§ **JOB**:
The lines from the top of the material below through the line containing "(6,9) -- (901,9);" are to be printed exactly, with pictures omitted.

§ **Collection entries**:
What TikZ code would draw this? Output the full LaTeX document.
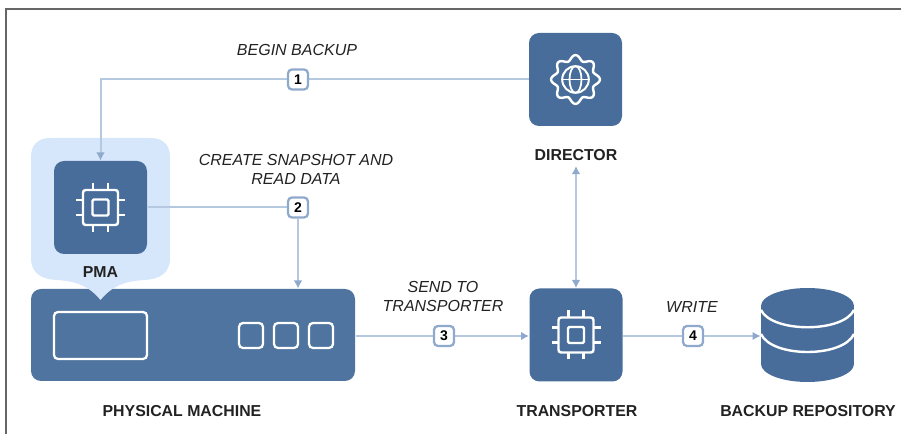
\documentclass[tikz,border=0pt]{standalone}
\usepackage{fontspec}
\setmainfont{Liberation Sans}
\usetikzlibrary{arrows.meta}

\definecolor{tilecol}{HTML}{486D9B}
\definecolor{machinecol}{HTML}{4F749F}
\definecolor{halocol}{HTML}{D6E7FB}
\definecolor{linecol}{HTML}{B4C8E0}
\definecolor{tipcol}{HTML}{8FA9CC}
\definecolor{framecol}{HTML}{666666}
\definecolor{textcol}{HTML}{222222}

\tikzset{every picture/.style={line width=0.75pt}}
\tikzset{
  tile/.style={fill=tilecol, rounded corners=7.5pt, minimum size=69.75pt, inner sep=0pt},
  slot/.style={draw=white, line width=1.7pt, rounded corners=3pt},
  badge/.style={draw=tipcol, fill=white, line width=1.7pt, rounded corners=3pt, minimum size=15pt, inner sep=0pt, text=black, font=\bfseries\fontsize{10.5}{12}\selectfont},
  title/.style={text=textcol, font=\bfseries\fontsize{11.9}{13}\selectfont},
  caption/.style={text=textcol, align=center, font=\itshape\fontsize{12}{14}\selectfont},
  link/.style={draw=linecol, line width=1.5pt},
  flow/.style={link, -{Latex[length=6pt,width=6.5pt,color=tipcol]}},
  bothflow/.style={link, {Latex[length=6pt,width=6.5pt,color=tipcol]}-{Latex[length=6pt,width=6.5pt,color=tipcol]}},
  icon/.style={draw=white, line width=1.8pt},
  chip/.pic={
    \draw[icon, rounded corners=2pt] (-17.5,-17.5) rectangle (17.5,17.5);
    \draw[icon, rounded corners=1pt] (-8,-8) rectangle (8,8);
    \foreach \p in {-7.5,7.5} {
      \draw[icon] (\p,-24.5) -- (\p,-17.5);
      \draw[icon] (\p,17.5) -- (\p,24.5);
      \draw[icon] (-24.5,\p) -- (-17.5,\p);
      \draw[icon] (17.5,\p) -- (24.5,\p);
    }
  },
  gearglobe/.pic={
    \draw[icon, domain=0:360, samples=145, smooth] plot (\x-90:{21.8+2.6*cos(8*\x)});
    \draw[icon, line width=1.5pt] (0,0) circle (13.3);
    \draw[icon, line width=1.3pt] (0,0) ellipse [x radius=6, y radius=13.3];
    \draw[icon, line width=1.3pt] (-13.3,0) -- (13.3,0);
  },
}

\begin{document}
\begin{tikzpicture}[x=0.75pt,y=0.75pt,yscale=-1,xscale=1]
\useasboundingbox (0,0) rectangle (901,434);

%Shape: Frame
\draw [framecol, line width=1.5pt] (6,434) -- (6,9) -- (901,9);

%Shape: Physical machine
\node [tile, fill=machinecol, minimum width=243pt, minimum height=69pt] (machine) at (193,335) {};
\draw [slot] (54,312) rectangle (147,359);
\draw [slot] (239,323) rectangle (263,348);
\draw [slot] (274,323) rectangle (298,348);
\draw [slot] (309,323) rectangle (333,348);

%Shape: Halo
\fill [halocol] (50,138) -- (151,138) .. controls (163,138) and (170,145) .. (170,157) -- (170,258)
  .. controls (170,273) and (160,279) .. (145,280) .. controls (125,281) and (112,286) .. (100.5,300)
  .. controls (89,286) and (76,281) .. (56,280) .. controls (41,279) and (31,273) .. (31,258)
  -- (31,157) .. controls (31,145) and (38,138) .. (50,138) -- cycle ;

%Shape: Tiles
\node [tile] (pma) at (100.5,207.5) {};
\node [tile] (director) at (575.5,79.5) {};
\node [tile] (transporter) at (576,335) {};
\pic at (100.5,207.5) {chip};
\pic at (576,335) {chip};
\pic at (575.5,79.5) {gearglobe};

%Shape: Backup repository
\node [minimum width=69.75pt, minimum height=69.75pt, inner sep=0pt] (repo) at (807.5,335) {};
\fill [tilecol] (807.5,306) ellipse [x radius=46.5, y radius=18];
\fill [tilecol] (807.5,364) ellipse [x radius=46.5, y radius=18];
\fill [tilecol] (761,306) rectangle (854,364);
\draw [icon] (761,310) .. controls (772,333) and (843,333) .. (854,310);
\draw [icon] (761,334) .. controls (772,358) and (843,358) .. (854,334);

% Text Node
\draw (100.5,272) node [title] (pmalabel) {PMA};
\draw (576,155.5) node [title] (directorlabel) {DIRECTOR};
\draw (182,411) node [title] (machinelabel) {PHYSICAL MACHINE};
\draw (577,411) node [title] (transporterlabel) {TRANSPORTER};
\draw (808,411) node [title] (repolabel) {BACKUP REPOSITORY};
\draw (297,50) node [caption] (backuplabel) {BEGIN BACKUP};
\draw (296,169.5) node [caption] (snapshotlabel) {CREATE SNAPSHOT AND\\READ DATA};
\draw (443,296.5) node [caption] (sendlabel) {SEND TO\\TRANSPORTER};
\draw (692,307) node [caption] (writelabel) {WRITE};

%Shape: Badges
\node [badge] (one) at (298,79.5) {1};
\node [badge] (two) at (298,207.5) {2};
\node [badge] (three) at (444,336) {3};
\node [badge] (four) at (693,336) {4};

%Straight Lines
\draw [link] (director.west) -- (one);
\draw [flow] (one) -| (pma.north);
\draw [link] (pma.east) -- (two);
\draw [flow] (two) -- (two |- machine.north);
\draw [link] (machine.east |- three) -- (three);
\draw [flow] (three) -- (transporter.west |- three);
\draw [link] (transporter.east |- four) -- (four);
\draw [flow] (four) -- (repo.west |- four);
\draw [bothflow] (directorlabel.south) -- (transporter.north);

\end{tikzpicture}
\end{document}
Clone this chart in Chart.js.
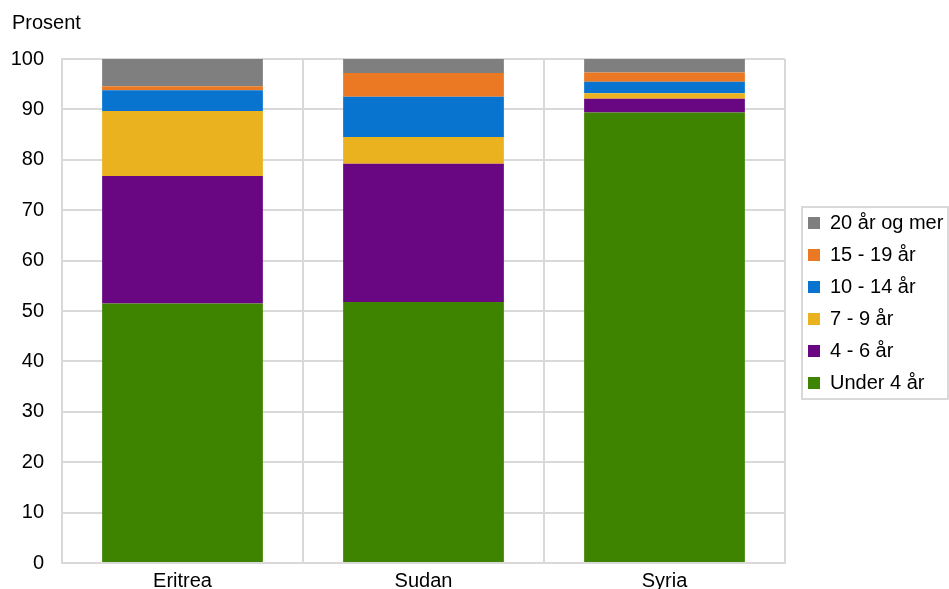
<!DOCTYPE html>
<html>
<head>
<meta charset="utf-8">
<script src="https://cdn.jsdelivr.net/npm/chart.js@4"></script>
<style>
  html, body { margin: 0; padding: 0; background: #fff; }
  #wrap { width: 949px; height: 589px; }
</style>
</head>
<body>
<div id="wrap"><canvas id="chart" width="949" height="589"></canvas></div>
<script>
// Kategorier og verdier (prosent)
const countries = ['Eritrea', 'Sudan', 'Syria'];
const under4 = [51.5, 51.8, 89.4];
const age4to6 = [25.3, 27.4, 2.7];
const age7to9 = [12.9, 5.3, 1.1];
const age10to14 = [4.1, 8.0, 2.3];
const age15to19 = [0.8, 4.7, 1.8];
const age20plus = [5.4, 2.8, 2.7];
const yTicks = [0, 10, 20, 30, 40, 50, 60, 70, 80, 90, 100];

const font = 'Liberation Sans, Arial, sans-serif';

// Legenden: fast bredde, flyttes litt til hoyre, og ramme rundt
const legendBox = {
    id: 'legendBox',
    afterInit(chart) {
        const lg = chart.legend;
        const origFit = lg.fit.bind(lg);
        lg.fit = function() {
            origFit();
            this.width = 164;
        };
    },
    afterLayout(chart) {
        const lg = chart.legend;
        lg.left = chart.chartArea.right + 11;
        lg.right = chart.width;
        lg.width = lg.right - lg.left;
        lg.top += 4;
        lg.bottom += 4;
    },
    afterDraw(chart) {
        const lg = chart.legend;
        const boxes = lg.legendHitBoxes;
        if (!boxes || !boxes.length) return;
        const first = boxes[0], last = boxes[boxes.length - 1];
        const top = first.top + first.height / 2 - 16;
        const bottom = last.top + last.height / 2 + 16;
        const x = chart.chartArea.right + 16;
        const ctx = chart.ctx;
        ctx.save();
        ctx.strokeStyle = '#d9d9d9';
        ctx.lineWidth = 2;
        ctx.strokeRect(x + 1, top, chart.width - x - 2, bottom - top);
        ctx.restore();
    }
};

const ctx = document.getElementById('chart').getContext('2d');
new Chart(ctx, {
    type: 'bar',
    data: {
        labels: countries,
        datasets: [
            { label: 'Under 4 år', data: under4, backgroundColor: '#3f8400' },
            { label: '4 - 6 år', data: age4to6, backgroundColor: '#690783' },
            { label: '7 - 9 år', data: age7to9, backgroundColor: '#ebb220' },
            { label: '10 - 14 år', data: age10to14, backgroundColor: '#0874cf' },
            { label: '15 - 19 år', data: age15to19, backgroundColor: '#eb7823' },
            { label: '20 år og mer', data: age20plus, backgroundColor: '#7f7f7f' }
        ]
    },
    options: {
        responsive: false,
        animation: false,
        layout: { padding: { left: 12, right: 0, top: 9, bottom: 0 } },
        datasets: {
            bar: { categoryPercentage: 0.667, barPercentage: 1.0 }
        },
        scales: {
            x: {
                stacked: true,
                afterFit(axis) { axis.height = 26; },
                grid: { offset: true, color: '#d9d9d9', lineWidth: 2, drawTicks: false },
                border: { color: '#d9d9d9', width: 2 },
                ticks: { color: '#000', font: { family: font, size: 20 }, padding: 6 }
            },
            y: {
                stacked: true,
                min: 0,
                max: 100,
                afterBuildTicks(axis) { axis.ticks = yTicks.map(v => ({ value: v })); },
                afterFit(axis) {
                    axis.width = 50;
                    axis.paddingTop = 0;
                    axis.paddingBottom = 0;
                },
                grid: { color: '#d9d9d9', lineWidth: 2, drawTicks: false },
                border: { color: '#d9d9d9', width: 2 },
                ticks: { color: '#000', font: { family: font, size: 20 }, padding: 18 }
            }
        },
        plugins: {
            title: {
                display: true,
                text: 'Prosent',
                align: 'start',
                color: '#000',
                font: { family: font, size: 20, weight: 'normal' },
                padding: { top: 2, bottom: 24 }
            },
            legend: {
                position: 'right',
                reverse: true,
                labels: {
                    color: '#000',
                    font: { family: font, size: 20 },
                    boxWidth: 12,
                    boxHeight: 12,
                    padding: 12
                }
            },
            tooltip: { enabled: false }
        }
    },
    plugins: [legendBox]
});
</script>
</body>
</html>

§ **SOLUTION FOR THIS TASK**:
What TikZ code would draw this? Output the full LaTeX document.
\documentclass[tikz,border=0pt]{standalone}
\usepackage{fontspec}
\setmainfont{Liberation Sans}
\usetikzlibrary{arrows.meta}

\definecolor{tilecol}{HTML}{486D9B}
\definecolor{machinecol}{HTML}{4F749F}
\definecolor{halocol}{HTML}{D6E7FB}
\definecolor{linecol}{HTML}{B4C8E0}
\definecolor{tipcol}{HTML}{8FA9CC}
\definecolor{framecol}{HTML}{666666}
\definecolor{textcol}{HTML}{222222}

\tikzset{every picture/.style={line width=0.75pt}}
\tikzset{
  tile/.style={fill=tilecol, rounded corners=7.5pt, minimum size=69.75pt, inner sep=0pt},
  slot/.style={draw=white, line width=1.7pt, rounded corners=3pt},
  badge/.style={draw=tipcol, fill=white, line width=1.7pt, rounded corners=3pt, minimum size=15pt, inner sep=0pt, text=black, font=\bfseries\fontsize{10.5}{12}\selectfont},
  title/.style={text=textcol, font=\bfseries\fontsize{11.9}{13}\selectfont},
  caption/.style={text=textcol, align=center, font=\itshape\fontsize{12}{14}\selectfont},
  link/.style={draw=linecol, line width=1.5pt},
  flow/.style={link, -{Latex[length=6pt,width=6.5pt,color=tipcol]}},
  bothflow/.style={link, {Latex[length=6pt,width=6.5pt,color=tipcol]}-{Latex[length=6pt,width=6.5pt,color=tipcol]}},
  icon/.style={draw=white, line width=1.8pt},
  chip/.pic={
    \draw[icon, rounded corners=2pt] (-17.5,-17.5) rectangle (17.5,17.5);
    \draw[icon, rounded corners=1pt] (-8,-8) rectangle (8,8);
    \foreach \p in {-7.5,7.5} {
      \draw[icon] (\p,-24.5) -- (\p,-17.5);
      \draw[icon] (\p,17.5) -- (\p,24.5);
      \draw[icon] (-24.5,\p) -- (-17.5,\p);
      \draw[icon] (17.5,\p) -- (24.5,\p);
    }
  },
  gearglobe/.pic={
    \draw[icon, domain=0:360, samples=145, smooth] plot (\x-90:{21.8+2.6*cos(8*\x)});
    \draw[icon, line width=1.5pt] (0,0) circle (13.3);
    \draw[icon, line width=1.3pt] (0,0) ellipse [x radius=6, y radius=13.3];
    \draw[icon, line width=1.3pt] (-13.3,0) -- (13.3,0);
  },
}

\begin{document}
\begin{tikzpicture}[x=0.75pt,y=0.75pt,yscale=-1,xscale=1]
\useasboundingbox (0,0) rectangle (901,434);

%Shape: Frame
\draw [framecol, line width=1.5pt] (6,434) -- (6,9) -- (901,9);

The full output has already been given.